Однако парламент все-таки был парламентом. Он исполнял определенный своим именем долг – в нем
говорили и старались делать это хорошо. Он поступал так не только потому, что терпеть не мог пустой болтовни, подобной нынешней, – он был, к вечной славе нашей страны, большой «мастерской слов», а не просто магазином готовых речей с финансовыми рекомендациями или на случай официальных заявлений. И подобно тому, как это было у других художников, забота англичанина XVII века о своем ораторском искусстве – это доказательство его искренности, а не наоборот. Восторженный панегирик Бёрка столь же роскошен, как сонет влюбленного поэта, – но это потому, что Бёрк действительно восторжен, как влюбленный. Злобное обличение Юниуса[395]
составлено с холодной тщательностью, как яд времен Ренессанса, – но это потому, что Юниус на самом деле злобен, как отравитель.Поэтому никто из тех, кто чувствует этот нерв времени, ни на минуту не усомнится, что многие из английских аристократов XVIII века действительно восторгались свободой. Их голоса трубили об этом в каждом своем слове. Что бы ни имели в виду их предшественники, эти люди утверждали именно то, что думали, когда говорили о светлой памяти Хэмпдена и важности Великой хартии вольностей. Эти патриоты, которых Уолпол[396]
назвал «мальчиками», в большинстве своем и были настоящими патриотами – или, что вернее, на самом деле были мальчиками. Если угодно, среди аристократов-вигов было много настоящих вигов – тех, кто соответствовал определению этой партии как законной защитницы от тиранов и царедворцев.Но если у кого-то на основании того факта, что виги-аристократы были вигами, зародится сомнение – а были ли виги-аристократы аристократами? -то в этом легко удостовериться. Достаточно будет вспомнить, например, законы о дичи и законы об огораживании, которые они приняли, или закон о строгом дуэльном кодексе и уложение о наградах, на которых они настаивали. Однако если вы действительно хотите убедиться, прав ли я, называя весь этот мир аристократией, то есть чем-то противоположным демократии, то на этот случай есть подлинная историческая проверка.

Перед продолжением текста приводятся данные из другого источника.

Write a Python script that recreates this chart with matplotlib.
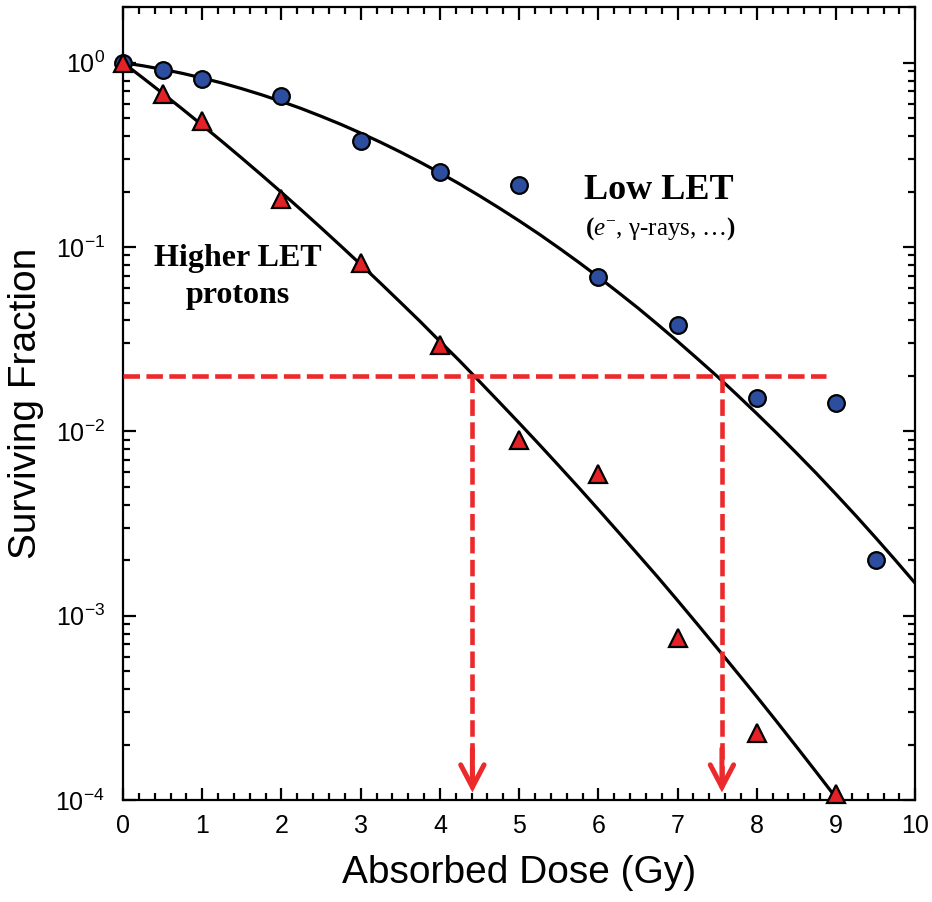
import matplotlib
matplotlib.use("Agg")
import matplotlib.pyplot as plt
import numpy as np

# ---- data ----
dose_low = [0, 0.5, 1, 2, 3, 4, 5, 6, 7, 8, 9, 9.5]
sf_low = [1.0, 0.917, 0.819, 0.662, 0.378, 0.256, 0.218, 0.069, 0.0376, 0.0152, 0.0143, 0.0020]

dose_high = [0, 0.5, 1, 2, 3, 4, 5, 6, 7, 8, 9]
sf_high = [1.0, 0.679, 0.485, 0.183, 0.0824, 0.0296, 0.0090, 0.00585, 0.000753, 0.000230, 0.000108]

# fitted curves
curve_dose = [0, 0.25, 0.5, 0.75, 1, 1.25, 1.5, 1.75, 2, 2.25, 2.5, 2.75, 3, 3.25, 3.5, 3.75,
              4, 4.25, 4.5, 4.75, 5, 5.25, 5.5, 5.75, 6, 6.25, 6.5, 6.75, 7, 7.25, 7.5, 7.75,
              8, 8.25, 8.5, 8.75, 9, 9.25, 9.5, 9.75, 10]
curve_low = [1.0, 0.9626, 0.9206, 0.8753, 0.8261, 0.7757, 0.7227, 0.6698, 0.6163, 0.5642,
             0.5123, 0.4630, 0.4152, 0.3704, 0.3280, 0.2888, 0.2526, 0.2197, 0.1896, 0.1627,
             0.1388, 0.1177, 0.0990, 0.0828, 0.0688, 0.0568, 0.0467, 0.0380, 0.0308, 0.0248,
             0.0199, 0.0158, 0.01248, 0.00980, 0.00764, 0.00593, 0.00456, 0.00349, 0.00265,
             0.00200, 0.00150]
curve_high = [1.0, 0.8275, 0.6821, 0.5602, 0.4584, 0.3737, 0.3035, 0.2456, 0.1979, 0.1589,
              0.1271, 0.1013, 0.0805, 0.0637, 0.0502, 0.0395, 0.0308, 0.0241, 0.01865, 0.01441,
              0.01111, 0.00853, 0.00652, 0.00497, 0.00377, 0.00285, 0.00215, 0.00162, 0.00121,
              0.000900, 0.000667, 0.000493, 0.000364, 0.000267, 0.000195, 0.000142, 0.000103,
              0.0000745, 0.0000537]

iso_level = 0.02
iso_dose_high = 4.41
iso_dose_low = 7.56
iso_line_end = 8.88

xticks = [0, 1, 2, 3, 4, 5, 6, 7, 8, 9, 10]

# ---- styling ----
plt.rcParams['font.family'] = ['Liberation Sans', 'DejaVu Sans']
plt.rcParams['mathtext.fontset'] = 'custom'
plt.rcParams['mathtext.rm'] = 'Liberation Serif'
plt.rcParams['mathtext.it'] = 'Liberation Serif:italic'
plt.rcParams['mathtext.bf'] = 'Liberation Serif:bold'

RED = '#EC2A2C'
BLUE = '#2D4E9F'
TRI_RED = '#E42126'

fig = plt.figure(figsize=(9.32, 9.02), dpi=100)
ax = fig.add_axes([0.132, 0.113, 0.850, 0.879])

ax.set_yscale('log')
ax.set_xlim(0, 10)
ax.set_ylim(1e-4, 2.0)

# curves
ax.plot(curve_dose, curve_low, color='black', lw=2.3, zorder=2)
ax.plot(curve_dose[:len(curve_high)], curve_high, color='black', lw=2.3, zorder=2)

# iso-effect dashed lines
dash_kw = dict(color=RED, lw=3.3, dashes=(3.6, 1.4), zorder=3, solid_capstyle='butt')
ax.plot([0, iso_line_end], [iso_level, iso_level], **dash_kw)
for xd in (iso_dose_high, iso_dose_low):
    ax.plot([xd, xd], [iso_level, 1.3e-4], **dash_kw)
    ax.annotate('', xy=(xd, 1.1e-4), xytext=(xd, 1.9e-4),
                arrowprops=dict(arrowstyle='->,head_length=0.8,head_width=0.42',
                                mutation_scale=20, color=RED, lw=3.6,
                                shrinkA=0, shrinkB=0, joinstyle='miter'),
                zorder=3)

# markers
ax.plot(dose_low, sf_low, 'o', ms=12, mfc=BLUE, mec='black', mew=1.6, zorder=4, clip_on=False)
ax.plot(dose_high, sf_high, '^', ms=13, mfc=TRI_RED, mec='black', mew=1.6, zorder=5, clip_on=False)

# texts
ax.text(6.76, 0.202, 'Low LET', family='Liberation Serif', fontweight='bold', fontsize=26,
        ha='center', va='center')
ax.text(6.78, 0.126, r'$\mathbf{(}\mathit{e}^{-}$, γ-rays, …$\mathbf{)}$', family='Liberation Serif',
        fontsize=18, ha='center', va='center')
ax.text(1.45, 0.069, 'Higher LET\nprotons', family='Liberation Serif', fontweight='bold',
        fontsize=23, ha='center', va='center', linespacing=1.38)

# axes styling
for s in ax.spines.values():
    s.set_linewidth(1.6)
ax.set_xticks(xticks)
ax.set_xticklabels([str(t) for t in xticks])
ax.xaxis.set_minor_locator(matplotlib.ticker.MultipleLocator(0.2))
ax.yaxis.set_minor_locator(matplotlib.ticker.LogLocator(base=10, subs=np.arange(2, 10), numticks=20))
ax.yaxis.set_minor_formatter(matplotlib.ticker.NullFormatter())
ax.tick_params(which='both', direction='in', top=True, right=True, width=1.6)
ax.tick_params(which='major', length=9, labelsize=18, pad=10)
ax.tick_params(axis='y', which='major', pad=13)
ax.tick_params(which='minor', length=5)

ax.set_xlabel('Absorbed Dose (Gy)', fontsize=28, labelpad=12)
ax.set_ylabel('Surviving Fraction', fontsize=28, labelpad=8)

fig.savefig('out.png', dpi=100)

Когда республиканство в полный голос заявило о себе на исторической арене, аристократия тут же развязала с ним две большие войны, или (если вам больше нравится другой взгляд) республиканство моментально развязало две большие войны с аристократией. Америка и Франция обнажили подлинную природу английского парламента. Лед может искриться, но настоящая горячая искра покажет, что перед нами всего лишь лед. Когда красное пламя революции прикоснулось к морозному великолепию вигов, они тут же зашипели и хлынули в бой. Это была война пламени, стремившегося растопить лед, и воды, стремившейся потушить пламя.
Необходимо отметить, что одним из достоинств аристократов была свобода, но свобода для себе подобных. Иными словами, одним из достоинств аристократии был цинизм. Они не впадали в обольщение, подобно нашей модной беллетристике с ее картонными идолами в виде хорошего человека по имени Вашингтон и плохого человека по прозвищу Бони[397]

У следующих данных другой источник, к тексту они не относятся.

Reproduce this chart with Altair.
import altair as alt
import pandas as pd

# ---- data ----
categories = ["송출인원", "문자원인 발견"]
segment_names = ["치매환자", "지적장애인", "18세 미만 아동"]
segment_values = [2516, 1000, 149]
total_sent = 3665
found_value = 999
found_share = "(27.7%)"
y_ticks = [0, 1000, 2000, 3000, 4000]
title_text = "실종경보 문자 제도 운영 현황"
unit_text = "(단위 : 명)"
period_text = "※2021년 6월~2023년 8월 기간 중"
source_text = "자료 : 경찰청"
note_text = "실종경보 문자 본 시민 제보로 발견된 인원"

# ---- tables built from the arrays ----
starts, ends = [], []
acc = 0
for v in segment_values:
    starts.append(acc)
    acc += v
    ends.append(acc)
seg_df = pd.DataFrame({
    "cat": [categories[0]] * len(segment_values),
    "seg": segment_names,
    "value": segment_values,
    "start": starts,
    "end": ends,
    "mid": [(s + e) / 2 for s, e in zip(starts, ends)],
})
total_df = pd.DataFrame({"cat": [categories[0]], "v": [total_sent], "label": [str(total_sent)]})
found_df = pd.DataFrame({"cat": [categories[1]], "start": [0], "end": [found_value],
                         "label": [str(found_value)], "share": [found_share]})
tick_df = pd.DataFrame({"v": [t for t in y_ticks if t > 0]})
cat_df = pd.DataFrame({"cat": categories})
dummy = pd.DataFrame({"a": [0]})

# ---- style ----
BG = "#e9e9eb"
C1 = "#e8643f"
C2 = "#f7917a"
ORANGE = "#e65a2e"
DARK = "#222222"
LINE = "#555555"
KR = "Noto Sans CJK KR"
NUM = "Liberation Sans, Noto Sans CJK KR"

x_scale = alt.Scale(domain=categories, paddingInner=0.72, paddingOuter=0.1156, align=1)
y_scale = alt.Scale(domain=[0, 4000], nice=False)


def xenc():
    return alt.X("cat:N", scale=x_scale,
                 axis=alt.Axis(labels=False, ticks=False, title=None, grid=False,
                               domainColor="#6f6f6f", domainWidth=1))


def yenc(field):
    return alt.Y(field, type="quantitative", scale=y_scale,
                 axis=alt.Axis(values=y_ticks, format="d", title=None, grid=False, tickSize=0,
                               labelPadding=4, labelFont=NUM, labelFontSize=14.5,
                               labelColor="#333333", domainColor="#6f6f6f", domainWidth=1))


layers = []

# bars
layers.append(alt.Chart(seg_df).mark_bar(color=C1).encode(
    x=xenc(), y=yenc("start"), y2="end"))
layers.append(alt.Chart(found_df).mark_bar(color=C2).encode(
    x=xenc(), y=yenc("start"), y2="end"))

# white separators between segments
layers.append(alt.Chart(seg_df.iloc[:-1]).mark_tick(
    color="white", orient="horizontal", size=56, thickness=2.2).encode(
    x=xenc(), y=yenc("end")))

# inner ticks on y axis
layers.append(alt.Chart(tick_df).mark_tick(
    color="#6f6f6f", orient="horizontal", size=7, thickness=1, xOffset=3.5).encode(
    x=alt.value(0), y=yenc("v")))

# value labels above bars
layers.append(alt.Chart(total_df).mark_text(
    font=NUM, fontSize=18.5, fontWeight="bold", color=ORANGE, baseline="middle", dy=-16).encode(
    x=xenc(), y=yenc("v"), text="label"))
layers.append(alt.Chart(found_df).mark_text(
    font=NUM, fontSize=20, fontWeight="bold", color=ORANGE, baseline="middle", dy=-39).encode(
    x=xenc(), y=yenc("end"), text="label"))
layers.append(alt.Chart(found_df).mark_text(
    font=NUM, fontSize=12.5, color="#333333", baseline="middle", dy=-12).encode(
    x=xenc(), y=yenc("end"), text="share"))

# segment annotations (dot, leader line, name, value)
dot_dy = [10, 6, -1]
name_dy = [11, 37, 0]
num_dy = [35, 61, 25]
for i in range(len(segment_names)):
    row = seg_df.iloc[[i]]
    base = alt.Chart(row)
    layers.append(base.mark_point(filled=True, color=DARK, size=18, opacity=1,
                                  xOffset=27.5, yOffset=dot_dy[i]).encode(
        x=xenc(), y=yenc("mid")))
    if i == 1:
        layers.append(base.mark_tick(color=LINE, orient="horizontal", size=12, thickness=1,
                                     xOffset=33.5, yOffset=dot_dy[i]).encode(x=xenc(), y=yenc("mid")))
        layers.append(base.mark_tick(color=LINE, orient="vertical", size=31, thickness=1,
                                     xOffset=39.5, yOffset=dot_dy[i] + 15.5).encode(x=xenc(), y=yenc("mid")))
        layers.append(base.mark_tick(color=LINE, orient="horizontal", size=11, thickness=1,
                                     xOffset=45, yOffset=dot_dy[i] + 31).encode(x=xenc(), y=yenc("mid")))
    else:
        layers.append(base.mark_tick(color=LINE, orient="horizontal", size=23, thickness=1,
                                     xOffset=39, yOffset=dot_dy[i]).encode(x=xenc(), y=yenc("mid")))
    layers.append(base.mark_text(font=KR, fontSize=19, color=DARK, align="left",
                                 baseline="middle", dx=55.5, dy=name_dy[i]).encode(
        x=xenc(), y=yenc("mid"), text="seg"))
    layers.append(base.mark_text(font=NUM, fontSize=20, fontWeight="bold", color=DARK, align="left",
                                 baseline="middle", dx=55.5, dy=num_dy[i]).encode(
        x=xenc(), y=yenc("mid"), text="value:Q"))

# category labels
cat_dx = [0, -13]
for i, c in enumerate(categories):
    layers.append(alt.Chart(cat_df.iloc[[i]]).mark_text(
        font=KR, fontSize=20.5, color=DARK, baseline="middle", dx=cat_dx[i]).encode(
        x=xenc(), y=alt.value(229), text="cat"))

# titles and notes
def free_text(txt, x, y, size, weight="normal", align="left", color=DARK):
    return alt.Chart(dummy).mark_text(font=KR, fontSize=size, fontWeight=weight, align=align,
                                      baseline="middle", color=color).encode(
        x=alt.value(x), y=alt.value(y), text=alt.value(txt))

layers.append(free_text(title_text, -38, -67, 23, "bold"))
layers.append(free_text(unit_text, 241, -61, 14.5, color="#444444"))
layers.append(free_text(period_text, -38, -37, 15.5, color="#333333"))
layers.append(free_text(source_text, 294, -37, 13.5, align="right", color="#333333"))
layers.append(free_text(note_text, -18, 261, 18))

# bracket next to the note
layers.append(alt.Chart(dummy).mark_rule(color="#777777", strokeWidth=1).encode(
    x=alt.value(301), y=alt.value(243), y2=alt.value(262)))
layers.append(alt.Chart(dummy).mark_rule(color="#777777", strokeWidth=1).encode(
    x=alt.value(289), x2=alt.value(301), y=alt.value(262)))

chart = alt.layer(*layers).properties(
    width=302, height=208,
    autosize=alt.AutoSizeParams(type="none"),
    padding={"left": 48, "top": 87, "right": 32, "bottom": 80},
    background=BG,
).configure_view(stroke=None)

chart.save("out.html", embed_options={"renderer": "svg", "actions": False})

. Они как минимум понимали, что дело Вашингтона далеко не так однозначно бело, а Наполеона – не так однозначно черно, как это выглядит в большинстве широко разошедшихся ныне книг.Они испытывали естественное восхищение перед военными дарованиями Вашингтона и Наполеона и совершенное, без примесей, презрение к германской королевской семье.
Но аристократы как класс были не против лично Вашингтона или против лично Наполеона. Аристократы были против них по той причине, что и тот и другой выступали на стороне демократии. Огромной несправедливостью в отношении английского аристократического правительства того времени является наша неспособность осознать это принципиальное различие, особенно в случае с Америкой. Есть известная шутка про заблуждения англичан, весьма уместная в этом случае: они часто обеляют себя там, где поступают категорически неправильно (как, например, с Ирландией), но столь же часто очерняют себя там, где поступают более-менее верно (как, например, с Америкой).
Правительство Георга III установило определенные налоги на колониальные сообщества восточного побережья Америки. И вовсе не самоочевидно, если говорить о праве и прецедентах, что правительство империи не может устанавливать подобного рода налоги для колонистов. Да и не в налогах было дело, хотя нет смысла отрицать, что гнет налогов неизменно способствует росту революционных брожений. У олигархов-вигов имелись определенные недостатки, но полное отсутствие симпатии к свободе, особенно местной свободе, тем более с учетом их родства по крови и авантюризму с заморскими собратьями, было явно не их недостатком.